Mısır’daki zirveye Gazze için giden Erdoğan’ın uçağı inmeden aldığı haber üzerine gösterdiği tavır, hafızalardaki “One Minute” olayını hatırlattı. Davos Zirvesi’nde Şimon Peres’e verdiği tokat gibi cevap, İslam âlemi için bir ilkti.
İsrail’i ziyaret eden Trump ikna edilir edilmez, Netanyahu’nun Mısır’a gelme haberi yayıldı. Kimsenin sesi çıkmadı. Mısır Cumhurbaşkanı Sisi bile itiraz etmeden Trump’ın isteğine göre davrandı ve Netanyahu son anda davet edildi.
Dünyada bu tavrı sergileyip Netanyahu ve siyonist çeteye rest çekebilecek kim var diye sormak gerekir. Erdoğan’ın başarısını sadece hamasi bir ikna cümlesiyle sınırlamak, tarihi yanıltmak olur: “İsrail soykırıma dönerse bedeli ağır olur.”
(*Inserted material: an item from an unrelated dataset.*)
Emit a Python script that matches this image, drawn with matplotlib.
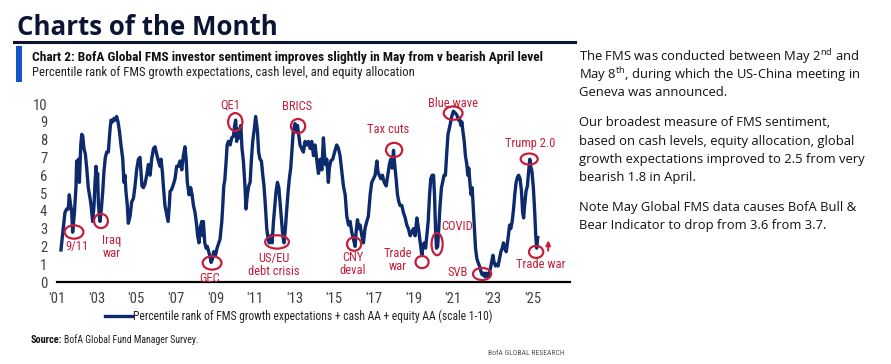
import matplotlib.pyplot as plt
from matplotlib import font_manager as fm
from matplotlib.patches import Ellipse

# pick a narrow face if one is installed, otherwise Lato
narrow = 'Lato'
for f in fm.fontManager.ttflist:
	if f.name in ('Liberation Sans Narrow', 'Roboto Condensed', 'Open Sans Condensed', 'Noto Sans Condensed'):
		narrow = f.name
		break
plt.rcParams['font.family'] = [narrow, 'DejaVu Sans']

NAVY = '#0d2a6c'
RED = '#c41e3a'

# FMS sentiment (scale 1-10)
years = [
	2001.20, 2001.40, 2001.49, 2001.57, 2001.62, 2001.69, 2001.74, 2001.79, 2001.88, 2001.96,
	2001.99, 2002.04, 2002.09, 2002.13, 2002.20, 2002.25, 2002.30, 2002.36, 2002.43, 2002.50,
	2002.58, 2002.67, 2002.72, 2002.80, 2002.87, 2002.92, 2002.97, 2003.00, 2003.05, 2003.09,
	2003.14, 2003.17, 2003.24, 2003.31, 2003.37, 2003.44, 2003.51, 2003.59, 2003.68, 2003.73,
	2003.81, 2003.88, 2003.95, 2004.01, 2004.08, 2004.15, 2004.23, 2004.32, 2004.38, 2004.43,
	2004.48, 2004.55, 2004.60, 2004.69, 2004.77, 2004.86, 2004.94, 2005.02, 2005.11, 2005.19,
	2005.24, 2005.29, 2005.36, 2005.44, 2005.53, 2005.61, 2005.70, 2005.78, 2005.87, 2005.95,
	2006.03, 2006.12, 2006.20, 2006.25, 2006.32, 2006.37, 2006.45, 2006.54, 2006.61, 2006.67,
	2006.71, 2006.79, 2006.88, 2006.96, 2007.04, 2007.13, 2007.21, 2007.30, 2007.38, 2007.46,
	2007.52, 2007.58, 2007.67, 2007.75, 2007.82, 2007.89, 2007.97, 2008.05, 2008.10, 2008.17,
	2008.22, 2008.31, 2008.36, 2008.39, 2008.46, 2008.53, 2008.59, 2008.66, 2008.73, 2008.78,
	2008.85, 2008.91, 2009.00, 2009.08, 2009.17, 2009.23, 2009.32, 2009.37, 2009.42, 2009.47,
	2009.54, 2009.59, 2009.65, 2009.74, 2009.82, 2009.91, 2009.97, 2010.02, 2010.07, 2010.14,
	2010.21, 2010.28, 2010.34, 2010.41, 2010.49, 2010.54, 2010.61, 2010.68, 2010.75, 2010.81,
	2010.88, 2010.95, 2011.03, 2011.12, 2011.18, 2011.25, 2011.32, 2011.39, 2011.45, 2011.52,
	2011.59, 2011.66, 2011.72, 2011.79, 2011.86, 2011.93, 2012.00, 2012.06, 2012.13, 2012.20,
	2012.26, 2012.33, 2012.40, 2012.46, 2012.53, 2012.60, 2012.67, 2012.73, 2012.80, 2012.87,
	2012.93, 2013.02, 2013.07, 2013.14, 2013.20, 2013.27, 2013.35, 2013.44, 2013.52, 2013.61,
	2013.69, 2013.78, 2013.86, 2013.95, 2014.03, 2014.12, 2014.20, 2014.29, 2014.37, 2014.45,
	2014.54, 2014.62, 2014.70, 2014.75, 2014.82, 2014.92, 2015.04, 2015.12, 2015.21, 2015.29,
	2015.38, 2015.46, 2015.55, 2015.63, 2015.72, 2015.80, 2015.88, 2015.97, 2016.05, 2016.10,
	2016.17, 2016.24, 2016.30, 2016.39, 2016.47, 2016.55, 2016.64, 2016.72, 2016.81, 2016.89,
	2016.98, 2017.06, 2017.15, 2017.20, 2017.27, 2017.35, 2017.43, 2017.52, 2017.62, 2017.70,
	2017.78, 2017.85, 2017.92, 2017.99, 2018.05, 2018.12, 2018.19, 2018.26, 2018.32, 2018.41,
	2018.49, 2018.58, 2018.66, 2018.74, 2018.83, 2018.91, 2019.00, 2019.08, 2019.17, 2019.25,
	2019.34, 2019.42, 2019.47, 2019.54, 2019.61, 2019.67, 2019.74, 2019.81, 2019.87, 2019.94,
	2020.01, 2020.06, 2020.11, 2020.16, 2020.22, 2020.27, 2020.34, 2020.41, 2020.47, 2020.54,
	2020.61, 2020.68, 2020.74, 2020.84, 2020.93, 2021.01, 2021.10, 2021.18, 2021.27, 2021.32,
	2021.39, 2021.44, 2021.49, 2021.56, 2021.62, 2021.69, 2021.74, 2021.79, 2021.86, 2021.91,
	2021.96, 2022.01, 2022.08, 2022.13, 2022.20, 2022.26, 2022.33, 2022.40, 2022.47, 2022.53,
	2022.60, 2022.67, 2022.74, 2022.80, 2022.87, 2022.94, 2023.01, 2023.07, 2023.14, 2023.21,
	2023.27, 2023.34, 2023.41, 2023.48, 2023.54, 2023.61, 2023.68, 2023.74, 2023.79, 2023.85,
	2023.91, 2023.98, 2024.05, 2024.11, 2024.18, 2024.25, 2024.31, 2024.38, 2024.45, 2024.51,
	2024.56, 2024.61, 2024.68, 2024.75, 2024.81, 2024.87, 2024.92, 2024.98, 2025.05, 2025.12,
	2025.17, 2025.22, 2025.27,
]
sentiment = [
	1.8, 3.9, 4.1, 4.1, 4.9, 4.3, 4.0, 2.8, 3.9, 5.4,
	6.8, 6.2, 6.9, 5.6, 7.7, 8.3, 8.2, 7.5, 7.2, 6.4,
	5.3, 4.7, 4.3, 3.4, 4.3, 5.6, 6.5, 5.4, 6.1, 4.4,
	3.7, 3.4, 4.1, 5.1, 6.2, 7.0, 7.3, 7.3, 8.6, 9.1,
	9.0, 9.2, 9.1, 9.3, 9.0, 8.5, 7.7, 6.9, 5.6, 6.0,
	5.1, 4.3, 3.3, 3.7, 4.5, 4.7, 5.4, 6.3, 6.9, 7.0,
	6.2, 5.4, 5.3, 5.5, 6.0, 6.6, 6.0, 6.9, 7.5, 7.6,
	7.2, 6.8, 6.5, 6.9, 6.2, 5.4, 4.3, 3.8, 3.4, 4.3,
	5.1, 5.2, 5.5, 5.8, 6.5, 6.5, 6.8, 6.3, 7.1, 7.6,
	6.9, 5.6, 4.9, 5.3, 4.9, 4.3, 3.9, 3.2, 2.6, 2.2,
	3.0, 3.4, 2.6, 3.4, 2.2, 1.9, 2.0, 1.7, 1.4, 1.1,
	1.3, 1.7, 1.5, 1.9, 2.2, 2.4, 3.4, 4.3, 5.4, 5.7,
	6.8, 7.7, 7.9, 7.7, 8.1, 8.2, 8.8, 9.1, 7.9, 8.6,
	8.1, 8.8, 7.5, 6.8, 5.4, 4.1, 4.9, 5.4, 5.6, 6.8,
	7.9, 8.5, 9.3, 8.5, 7.3, 6.9, 6.8, 6.0, 5.4, 4.3,
	3.0, 2.4, 2.2, 2.6, 2.2, 3.4, 4.3, 5.1, 5.6, 5.3,
	4.5, 3.6, 2.6, 2.2, 3.0, 4.1, 5.1, 5.8, 6.4, 7.5,
	8.5, 8.9, 8.5, 8.8, 8.3, 7.7, 7.5, 7.3, 7.9, 7.7,
	7.9, 7.5, 7.9, 7.1, 7.7, 6.8, 6.1, 6.9, 6.3, 8.1,
	6.6, 6.9, 5.6, 6.4, 6.8, 6.9, 7.4, 7.7, 7.5, 7.1,
	6.2, 5.4, 4.9, 3.7, 3.2, 3.4, 2.8, 2.4, 2.0, 2.8,
	3.5, 3.0, 3.2, 2.6, 2.2, 3.0, 3.4, 3.7, 4.9, 5.6,
	5.8, 6.0, 6.8, 6.2, 6.0, 5.8, 6.0, 5.6, 5.4, 6.0,
	6.6, 6.9, 6.4, 7.4, 6.6, 5.8, 4.9, 4.5, 4.3, 4.3,
	3.9, 3.6, 3.2, 3.0, 2.6, 2.8, 3.0, 2.6, 3.6, 3.0,
	2.2, 1.5, 2.0, 2.2, 1.9, 2.6, 3.4, 4.9, 5.8, 6.0,
	6.0, 4.9, 3.0, 1.9, 2.0, 3.0, 4.3, 5.3, 5.6, 6.0,
	6.0, 7.3, 8.3, 8.8, 9.3, 9.6, 9.5, 9.4, 9.1, 9.2,
	8.8, 9.0, 8.5, 7.9, 7.1, 6.6, 6.0, 6.4, 5.4, 4.9,
	5.3, 4.3, 3.0, 1.9, 1.3, 1.1, 0.9, 0.6, 0.4, 0.5,
	0.3, 0.5, 0.3, 0.4, 0.7, 1.1, 1.5, 1.1, 0.9, 1.0,
	0.9, 1.3, 1.7, 1.9, 2.2, 1.9, 1.7, 2.2, 2.6, 3.2,
	3.0, 3.4, 4.1, 4.9, 5.6, 5.9, 6.0, 5.8, 5.1, 3.9,
	3.6, 4.3, 5.1, 5.4, 6.2, 6.9, 6.5, 6.2, 5.3, 3.9,
	2.6, 1.9, 2.5,
]

tick_years = list(range(2001, 2026, 2))
tick_labels = ["'01", "'03", "'05", "'07", "'09", "'11", "'13",
			   "'15", "'17", "'19", "'21", "'23", "'25"]

# event: label, circle centre x/y, circle w/h, label x/y
events = [
	('9/11', 2001.86, 2.81, 0.95, 0.75, 2002.0, 2.0),
	('Iraq\nwar', 2003.22, 3.43, 0.7, 0.8, 2003.75, 1.95),
	('GEC', 2008.83, 1.07, 0.95, 0.75, 2008.68, 0.2),
	('QE1', 2010.0, 8.99, 0.72, 1.0, 2009.75, 9.95),
	('US/EU\ndebt crisis', 2012.11, 2.25, 1.2, 0.75, 2011.95, 0.95),
	('BRICS', 2013.17, 8.76, 0.72, 0.8, 2013.1, 9.85),
	('CNY\ndeval', 2016.0, 2.13, 0.72, 0.75, 2015.95, 1.0),
	('Tax cuts', 2018.02, 7.42, 0.82, 0.8, 2017.7, 8.55),
	('Trade\nwar', 2019.43, 1.12, 0.66, 0.68, 2018.22, 1.25),
	('COVID', 2020.19, 2.13, 0.56, 1.25, 2021.2, 3.1),
	('Blue wave', 2021.0, 9.49, 0.95, 0.75, 2021.0, 10.05),
	('SVB', 2022.46, 0.45, 0.92, 0.68, 2021.25, 0.55),
	('Trump 2.0', 2024.84, 6.91, 0.86, 0.62, 2024.9, 7.8),
	('Trade war', 2025.19, 1.69, 0.72, 0.68, 2025.4, 1.0),
]

side_lines = [
	'The FMS was conducted between May 2$^{\\mathregular{nd}}$ and',
	'May 8$^{\\mathregular{th}}$, during which the US-China meeting in',
	'Geneva was announced.',
	'Our broadest measure of FMS sentiment,',
	'based on cash levels, equity allocation, global',
	'growth expectations improved to 2.5 from very',
	'bearish 1.8 in April.',
	'Note May Global FMS data causes BofA Bull &',
	'Bear Indicator to drop from 3.6 from 3.7.',
]
side_y = [57, 75, 93, 123, 142, 160, 177, 208, 226]

fig = plt.figure(figsize=(8.91, 3.64), dpi=100)
renderer = fig.canvas.get_renderer()


def px(x, y):
	return x / 891, 1 - y / 364


def fit(t, width):
	# scale the font so the text spans `width` pixels
	w = t.get_window_extent(renderer).width
	t.set_fontsize(t.get_fontsize() * width / w)
	return t.get_fontsize()


# header
t = fig.text(*px(17, 35), 'Charts of the Month', fontsize=19, fontweight='bold',
			 family=['Open Sans', 'DejaVu Sans'], color='#0b1533', va='baseline')
fit(t, 260)
fig.add_artist(plt.Line2D([14/891, 575/891], [1 - 42/364, 1 - 42/364], color='#0b1533', lw=2.2))
fig.add_artist(plt.Rectangle(px(16, 82), 6/891, 36/364, color='#1652c4', lw=0))
t = fig.text(*px(32, 61), 'Chart 2: BofA Global FMS investor sentiment improves slightly in May from v bearish April level',
			 fontsize=9, fontweight='bold', color='#111111', va='baseline')
fit(t, 514)
t = fig.text(*px(32, 76), 'Percentile rank of FMS growth expectations, cash level, and equity allocation',
			 fontsize=9, color='#222222', va='baseline')
fit(t, 382)

ax = fig.add_axes([57/891, 1 - 282/364, 513/891, (282 - 98.7)/364])
ax.plot(years, sentiment, color=NAVY, lw=2.4, solid_joinstyle='round')
ax.set_xlim(2001, 2026.9)
ax.set_ylim(0, 10.3)
ax.set_xticks(tick_years)
ax.set_xticklabels(tick_labels)
ax.set_yticks(range(0, 11))
ax.tick_params(length=0, labelsize=10.5, colors='#404040')
ax.tick_params(axis='x', pad=7)
ax.tick_params(axis='y', pad=7)
for s in ['top', 'right', 'left']:
	ax.spines[s].set_visible(False)
ax.spines['bottom'].set_linewidth(1.6)
ax.spines['bottom'].set_color('black')

probe = ax.text(0, 0, 'Blue wave', fontsize=9)
label_size = fit(probe, 50)
probe.remove()

for name, cx, cy, w, h, tx, ty in events:
	ax.add_patch(Ellipse((cx, cy), w, h, fill=False, edgecolor=RED, lw=1.6, clip_on=False, zorder=3))
	ax.text(tx, ty, name, color=RED, fontsize=label_size, ha='center', va='center',
			linespacing=1.0, clip_on=False)

ax.annotate('', xy=(2025.8, 2.5), xytext=(2025.8, 1.6),
			arrowprops=dict(arrowstyle='-|>', color=RED, lw=1.4, mutation_scale=7))

# legend drawn by hand under the axis
fig.add_artist(plt.Line2D([105/891, 132/891], [1 - 316/364, 1 - 316/364], color=NAVY, lw=2.4))
t = fig.text(*px(133, 316), 'Percentile rank of FMS growth expectations + cash AA + equity AA (scale 1-10)',
			 fontsize=8.5, color='#222222', va='center')
fit(t, 361)

t = fig.text(*px(31, 340), 'Source:', fontsize=7.5, fontweight='bold', color='#111111', va='center')
fit(t, 31)
src_end = t.get_window_extent(renderer).x1
t2 = fig.text((src_end + 2) / 891, 1 - 340/364, 'BofA Global Fund Manager Survey.', fontsize=7.5,
			  color='#222222', va='center')
fit(t2, 134)
t = fig.text(*px(565, 353), 'BofA GLOBAL RESEARCH', fontsize=7.5, color='#555555', ha='right', va='center')
fit(t, 76)

# commentary on the right
probe = fig.text(0, 0, 'growth expectations improved to 2.5 from very', fontsize=9,
				 family=['Open Sans', 'DejaVu Sans'])
side_size = fit(probe, 287)
probe.remove()
for y, line in zip(side_y, side_lines):
	fig.text(*px(579, y), line, fontsize=side_size, family=['Open Sans', 'DejaVu Sans'],
			 color='#111111', va='center')

fig.savefig('out.png', dpi=100)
Cumhurbaşkanı Erdoğan’ın bu cümlesi önemlidir. Kısacası Erdoğan diyor ki: “Bu atılan imzalardan sonra, eğer İsrail yeniden başlarsa, o zaman kimse yapmasa bile biz imzamızın gereğini yaparız.”
Trump’ın umudu Erdoğan’dır. Bu ifade abartılı değildir. Trump’ın barış hamlesi, Erdoğan’ın desteği olmadan mümkün değildir. Trump’ın kararlılığı da ciddi bir etkiye sahiptir. Yani bu kararlılık olmasaydı, İsrail savaşın çemberiyle karşı karşıya kalırdı.
Türk ordusu Gazze’ye gidecek. Atılan imzalarla, Gazze’nin yeniden ihyası sürecinde Türkiye esas aktör olarak sahnededir. Hem güvenlikte hem de yeniden inşa aşamasında uygulanacak eylem planı artık hazırdır.
Peki, Netanyahu ve çetesinin yaptıkları cevapsız mı kalacak?
Bu tabloda net biçimde görülen şudur: Tüm örgütler ve örgüt gibi davrananlar sahneden çekilecektir. Netanyahu, bir örgüt reisi gibi eylem yapmış ve insanları katletmiştir. Onun kararlarıyla tarihin en korkunç katliamı yaşanmıştır!..
Bu durumda ateşkes sürecinde henüz sahneden çekilmemesi, barış süreci pekiştiğinde imza atacak kişi olacağı anlamına gelmez. Yani, ateşkesin kalıcı barışa dönüştüğü dönemde Netanyahu’nun sahnede olması absürttür.
Kırılgan bir ateşkesten söz ediyoruz. Çünkü Filistin Devleti toprak bütünlüğü üzerinde tanımlanmadıkça bu kırılganlık sürecektir.
Erdoğan ve ekibi umutlu ama tedbirli. Türkiye Cumhuriyeti Devleti’nin Başkanı Erdoğan ve şanlı Türk ordusu, Gazze’nin korunmasında görev üstlenecek. Filistin tam özgürleşene kadar Türkiye bu hamlelerini sürdürecektir.